I imagine most of us use a lot of social media: for information, for promoting our ideas in writing or photography, and just for fun. Some use it to the point of abuse. You can get a very different vibe from someone’s Facebook than you get from that person in real life. Many people I like in real life express political views I see as logical fallacies online in an intolerant way. Others I prefer online as opposed to real life. Still others are annoying no matter where you encounter them.
I encounter these people through one of the many devices we probably carry at least one of. With laptops, smartphones and tablets to browse the Internet at will, we can be connected to social media wherever we go. With each different medium, we can portray a different self. While I’d like to think I am my “true” self no matter what platform I use, I do notice different aspects of myself on different accounts. Facebook Jessica is often annoyed about school and enjoys posting hundreds of photos of scenery. Twitter Jessica is aware that her account is public and so mainly sends out cryptic sub-tweets and promotes her quirky — read: weird — blog posts.

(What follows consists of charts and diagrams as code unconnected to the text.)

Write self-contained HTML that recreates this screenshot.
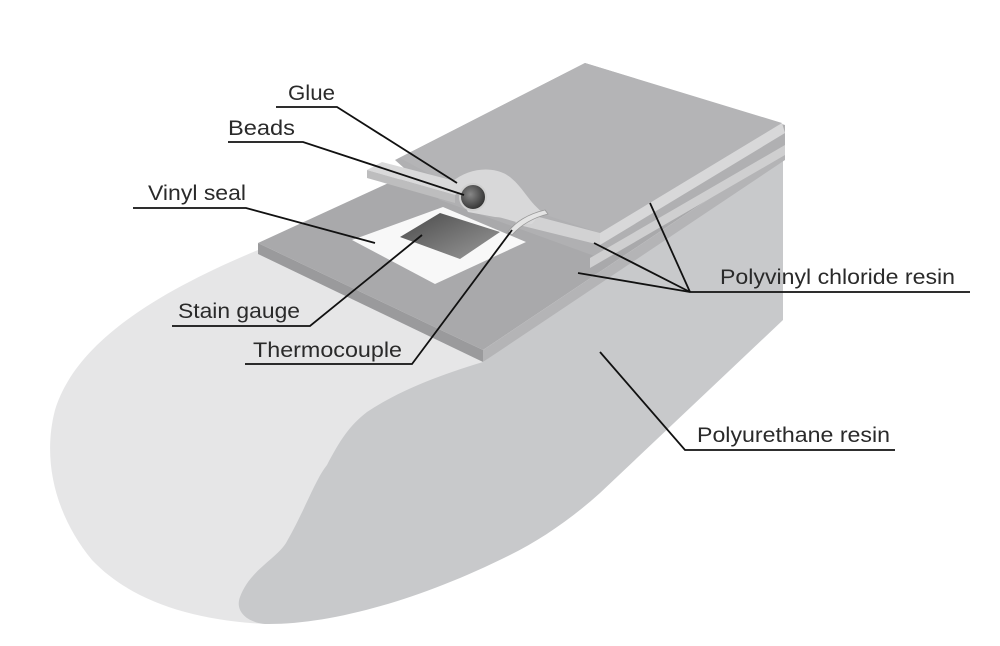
<!DOCTYPE html>
<html><head><meta charset="utf-8"><style>
html,body{margin:0;padding:0;background:#fff;}
svg{display:block}
text{font-family:"Liberation Sans",sans-serif;font-size:21px;fill:#2a2a2a;}
</style></head><body>
<svg width="1000" height="646" viewBox="0 0 1000 646" xmlns="http://www.w3.org/2000/svg">
<rect width="1000" height="646" fill="#fff"/>
<!-- light blob -->
<path d="M258,250 L483,362 L330,470 L265,624 C190,620 130,600 92,560 C55,515 42,460 55,410 C75,345 150,295 258,250 Z" fill="#e6e6e7"/>
<!-- dark blob / box side -->
<path d="M483,362 L783,150 L783,320 L600,493 C570,520 540,540 510,555 C420,600 330,625 265,624 C245,622 235,610 240,597 C250,570 275,560 286,543 C305,510 315,480 327,465 C340,440 350,425 367,412 C400,390 440,375 483,362 Z" fill="#c8c9cb"/>
<!-- lower plate top face -->
<path d="M258,243 L395,180 L600,150 L785,148 L483,350 Z" fill="#a9a9ab"/>
<path d="M258,243 L483,350 L483,362 L258,254 Z" fill="#9a9a9c"/>
<path d="M483,350 L785,148 L785,160 L483,362 Z" fill="#b4b4b6"/>
<!-- box top behind -->
<path d="M395,160 L585,63 L785,125 L785,148 L600,258 L440,200 Z" fill="#b0b0b2"/>
<!-- middle layer edge -->
<path d="M590,258 L785,145 L785,155 L590,268 Z" fill="#cfcfd0"/>
<!-- top plate -->
<path d="M400,158 L585,63 L782,123 L600,233 L540,213 L470,196 Z" fill="#b4b4b6"/>
<path d="M600,233 L782,123 L785,133 L600,245 Z" fill="#d8d8d9"/>
<path d="M520,212 L600,233 L600,245 L515,224 Z" fill="#d2d2d3"/>
<!-- vinyl seal white -->
<path d="M352,240 L443,207 L526,242 L435,284 Z" fill="#f8f8f8"/>
<defs><linearGradient id="g" x1="0" y1="0" x2="1" y2="1"><stop offset="0" stop-color="#4a4a4a"/><stop offset="1" stop-color="#9a9a9a"/></linearGradient>
<radialGradient id="t" cx="0.4" cy="0.4" r="0.6"><stop offset="0" stop-color="#888"/><stop offset="1" stop-color="#333"/></radialGradient></defs>
<path d="M400,237 L440,213 L500,232 L460,259 Z" fill="url(#g)"/>
<!-- leads strip -->
<path d="M367,170 L382,162 L470,185 L455,195 Z" fill="#d9d9da"/>
<path d="M367,170 L455,195 L455,203 L367,178 Z" fill="#bdbdbe"/>
<!-- glue bump -->
<path d="M452,182 C468,168 492,166 507,175 C522,185 527,200 542,212 L532,224 C515,224 505,217 495,217 L468,212 Z" fill="#d8d8d9"/>
<circle cx="473" cy="197" r="13" fill="url(#t)" stroke="#d0d0d0" stroke-width="2"/>
<path d="M508,232 C515,222 528,214 545,210 L548,214 C532,218 520,226 512,235 Z" fill="#e4e4e4" stroke="#999" stroke-width="0.8"/>
<!-- leaders -->
<g stroke="#111" stroke-width="1.8" fill="none">
<polyline points="276,107 337,107 457,183"/>
<polyline points="228,142 303,142 464,195"/>
<polyline points="133,208 246,208 375,243"/>
<polyline points="172,326 310,326 422,235"/>
<polyline points="245,364 412,364 512,230"/>
<polyline points="970,292 690,292 578,273"/>
<line x1="690" y1="292" x2="594" y2="243"/>
<line x1="690" y1="292" x2="650" y2="203"/>
<polyline points="895,450 685,450 600,352"/>
</g>
<text x="288" y="100" textLength="47" lengthAdjust="spacingAndGlyphs">Glue</text>
<text x="228" y="135" textLength="67" lengthAdjust="spacingAndGlyphs">Beads</text>
<text x="148" y="200" textLength="98" lengthAdjust="spacingAndGlyphs">Vinyl seal</text>
<text x="178" y="318" textLength="122" lengthAdjust="spacingAndGlyphs">Stain gauge</text>
<text x="253" y="357" textLength="149" lengthAdjust="spacingAndGlyphs">Thermocouple</text>
<text x="720" y="284" textLength="235" lengthAdjust="spacingAndGlyphs">Polyvinyl chloride resin</text>
<text x="697" y="442" textLength="193" lengthAdjust="spacingAndGlyphs">Polyurethane resin</text>
</svg>
</body></html>
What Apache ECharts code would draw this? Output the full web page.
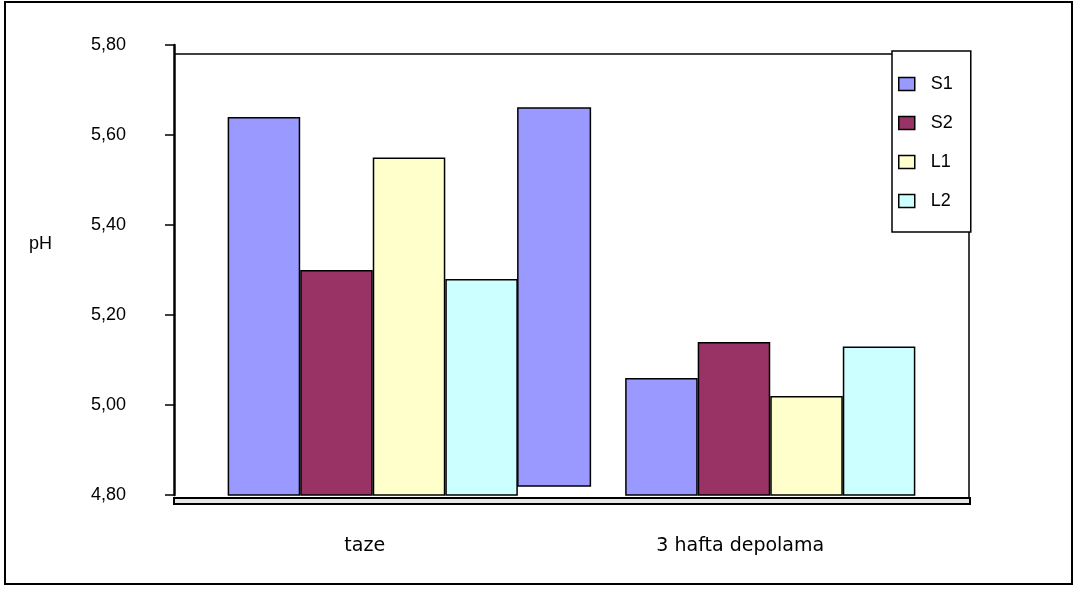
<!DOCTYPE html>
<html>
<head>
<meta charset="utf-8">
<script src="https://cdn.jsdelivr.net/npm/echarts@6/dist/echarts.min.js"></script>
<style>
  html, body { margin: 0; padding: 0; background: #fff; }
  #chart { width: 1077px; height: 590px; }
</style>
</head>
<body>
<div id="chart"></div>
<script>
// pH of the samples, fresh and after 3 weeks of storage
const categories = ['taze', '3 hafta depolama'];
const seriesNames = ['S1', 'S2', 'L1', 'L2'];
const S1 = [5.64, 5.06];
const S2 = [5.30, 5.14];
const L1 = [5.55, 5.02];
const L2 = [5.28, 5.13];
// additional S1 bar beside the "taze" group: [category index, low, high]
const extraS1 = [[0, 4.82, 5.66]];
const yTickLabels = ['4,80', '5,00', '5,20', '5,40', '5,60', '5,80'];

const colors = { S1: '#9999FF', S2: '#993366', L1: '#FFFFCC', L2: '#CCFFFF' };
const values = { S1, S2, L1, L2 };

const CATEGORY_GAP = 0.27;
const TXT = '#000';
const FONT = 'Liberation Sans, Arial, sans-serif';

const chart = echarts.init(document.getElementById('chart'), null, { renderer: 'canvas' });

const barSeries = seriesNames.map(name => ({
  name,
  type: 'bar',
  data: values[name],
  barGap: '0%',
  barCategoryGap: (CATEGORY_GAP * 100) + '%',
  itemStyle: { color: colors[name], borderColor: '#000', borderWidth: 1.5 },
  emphasis: { disabled: true }
}));

const extraSeries = {
  name: 'S1',
  type: 'custom',
  data: extraS1,
  encode: { x: 0, y: [1, 2] },
  z: 3,
  renderItem(params, api) {
    const cat = api.value(0);
    const lo = api.value(1);
    const hi = api.value(2);
    const band = api.size([1, 0])[0];
    const barW = band * (1 - CATEGORY_GAP) / seriesNames.length;
    const pLo = api.coord([cat, lo]);
    const pHi = api.coord([cat, hi]);
    // fifth slot, right after the four grouped bars
    const x0 = pLo[0] - barW * seriesNames.length / 2 + barW * seriesNames.length;
    return {
      type: 'rect',
      shape: { x: x0, y: pHi[1], width: barW, height: pLo[1] - pHi[1] },
      style: { fill: colors.S1, stroke: '#000', lineWidth: 1.5 }
    };
  }
};

chart.setOption({
  animation: false,
  backgroundColor: '#fff',
  grid: { left: 174, right: 108, top: 45, bottom: 95, containLabel: false },
  legend: {
    data: seriesNames,
    orient: 'vertical',
    left: 892,
    top: 51,
    itemWidth: 16,
    itemHeight: 13,
    itemGap: 21,
    padding: [24, 18, 22, 6],
    backgroundColor: '#fff',
    borderColor: '#000',
    borderWidth: 1.5,
    borderRadius: 0,
    icon: 'rect',
    itemStyle: { borderColor: '#000', borderWidth: 1.5 },
    textStyle: { fontFamily: FONT, fontSize: 18, color: TXT, padding: [0, 0, 0, 11] },
    selectedMode: false,
    z: 10
  },
  xAxis: {
    type: 'category',
    data: categories,
    offset: 9,
    axisLine: { show: false },
    axisTick: { show: true, inside: true, length: 6, lineStyle: { color: '#000', width: 1.5 } },
    axisLabel: {
      margin: 33,
      fontFamily: 'DejaVu Sans, sans-serif',
      fontSize: 19,
      color: TXT,
      // labels sit a little left of the category centres
      formatter: (v, i) => '{c' + i + '|' + v + '}',
      rich: {
        c0: { fontFamily: 'DejaVu Sans, sans-serif', fontSize: 19, color: TXT, padding: [0, 16, 0, 0] },
        c1: { fontFamily: 'DejaVu Sans, sans-serif', fontSize: 19, color: TXT, padding: [0, 60, 0, 0] }
      }
    },
    splitLine: { show: false }
  },
  yAxis: {
    type: 'value',
    min: 4.8,
    max: 5.8,
    interval: 0.2,
    axisLine: { show: true, lineStyle: { color: '#000', width: 2.5 } },
    axisTick: { show: true, length: 9, lineStyle: { color: '#000', width: 1.5 } },
    axisLabel: {
      margin: 48,
      fontFamily: FONT,
      fontSize: 18,
      color: TXT,
      formatter: v => yTickLabels[Math.round((v - 4.8) / 0.2)]
    },
    splitLine: { show: false }
  },
  graphic: [
    // outer frame
    { type: 'rect', shape: { x: 5, y: 2, width: 1067, height: 582 }, style: { fill: 'none', stroke: '#000', lineWidth: 2 }, z: 0 },
    // plot area border (top and right)
    { type: 'polyline', shape: { points: [[174, 54], [969, 54], [969, 498]] }, style: { fill: 'none', stroke: '#000', lineWidth: 1.5 }, z: 1 },
    // floor under the bars
    { type: 'rect', shape: { x: 174, y: 498, width: 796, height: 6 }, style: { fill: '#e6e6e6', stroke: '#000', lineWidth: 2 }, z: 5 },
    // axis title
    { type: 'text', left: 29, top: 235, style: { text: 'pH', font: '18px ' + FONT, fill: TXT }, z: 5 }
  ],
  series: barSeries.concat([extraSeries])
});
</script>
</body>
</html>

Instagram Jessica likes a lot of photos of food, LinkedIn Jessica is unemployed and Pinterest Jessica really, really likes otters.
It’s not that I’m pretending to be someone else when I’m signed into these accounts. My full legal name is listed, and I post about my boring everyday life that is so uniquely mine. But because of the different functions of each site or app and the different media in which they require you to post, I feel different parts of me are revealed.
Those different selves of ours exist only because we exist on the Internet. We’re a generation that needs technology to work and survive — critics forget email and social media can be used to communicate and get work done — so we carry around computers and phones that alert us the moment someone wants to get in touch with us.
This makes us feel a certain urgency, as if we have to respond immediately to any message we get. This is good for the sake of almost instantaneous communication, but what about the rest of our life that doesn’t involve being plugged in? What about our lives — work, relationships, hobbies — that exist without a cord and battery? How much are we investing in our Internet selves?
Late in the “Harry Potter” series, Harry learns about the Horcruxes, objects all-around bad guy Lord Voldemort uses to house segments of his soul, extracted when he committed murder. The premise behind creating the Horcruxes is that even if Voldemort’s body is killed, he will continue to live, in whatever degenerate state, because part of his soul remains alive in the objects.
Could we say, then, that our Internet selves function rather like Horcruxes?
Obviously, you won’t be able to resurrect via your Instagram selfie (which, by the way, is now a word defined by Oxford Dictionaries Online). But the Internet will most likely exist long after we are all gone. Perhaps our Vine videos will still be viewable three generations from now. Parts of our essence were put into each account we made, and while we might not have really put our soul, or whatever you think exists, into those accounts, it certainly divided our attention from whatever else we could have been doing.
After all, there is still our original self, the one we don’t need to plug in to recharge, to pay attention to.